Burnett and Tedder referred to their song as a letter from a lover scorned, but instead of a person, it’s the Earth breaking up with humanity. Unlike his work for his band OneRepublic, Tedder said that the film itself was his muse, and the challenge was to tap into what the story is telling you.
“I have to believe it coming from me. I can’t play a character in a movie. Ultimately it has to be authentic to your own voice,” Tedder said, adding that he was moved after speaking with Gore and learning more about climate change. “I have to connect with the content, I have to believe in the film, I have to care.”
That was a different challenge than what other songwriters faced.
Ryan Bingham, an Oscar winner for “Crazy Heart,” or “Murder on the Orient Express” director Kenneth Branagh, wrote his song for Christian Bale’s 19th-century soldier in “Hostiles” and said he imagined an Irish immigrant with just a small mandolin to his name strumming a forlorn folk song while camping out under the stars.
“What would this character play in 1890? Where’s he from?

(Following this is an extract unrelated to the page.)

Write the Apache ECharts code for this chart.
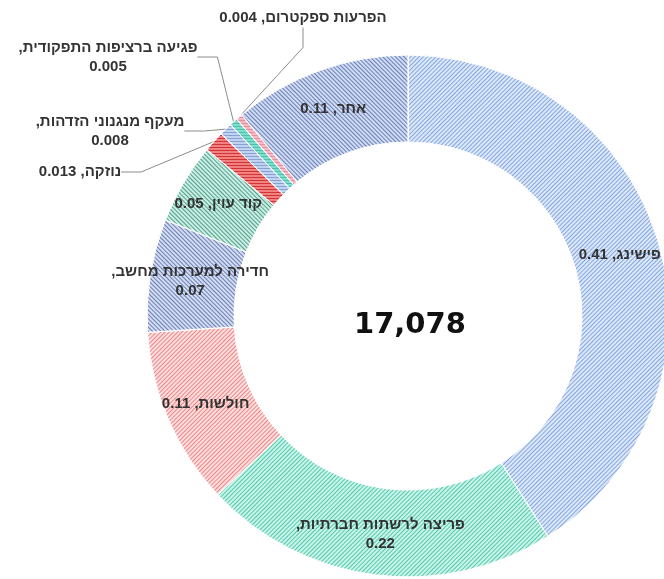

What’s his background, what’s his roots?” Bingham said. “It all had to start from there.”
Kenneth Branagh and Patrick Doyle similarly collaborated closely to find the right tone that could capture the loss felt by Michelle Pfeiffer’s character during the emotional capper of “Murder on the Orient Express.” Doyle described their song’s lilting piano counter-melody as “simple, but so powerful” atop Branagh’s “totally inspiring lyrics.”
“We felt like [the movie] needed emotional closure, a punctuation mark. It was the moment you could perhaps understand with music people in the story who were hurting and perhaps beginning to heal,” Branagh said, comparing his song “Never Forget” to the Irish ballad “Danny Boy.”
Costello said he had to grapple not just with the emotions of “Film Stars Don’t Die in Liverpool” but with his own legacy. At one point, the film uses Costello’s “Pump It Up” to set the scene.
“It was used as a historical marker, which is an unsettling moment for any songwriter, especially when it’s 40 years ago,” Costello joked.
His new song for the film, “You Shouldn’t Look at Me That Way,” has an elegant and classical charm with its jazzy, brushed percussion, a lush horn section, a simple piano melody and Costello’s warbling crooning. The filmmakers came to see one of his performances, and they knew he was the man for the job when they saw Costello use an image of the film’s subject, Gloria Graham, during the show.
“Your job is to echo the feeling of the film, it’s not to compete with it, not to argue with the director, writer or character, but to try and be in some sort of sympathy with the emotion of the film,” Costello said. “People are usually pretty quick to get out of the theater, so you’ve got to give them a few bars to get their attention.”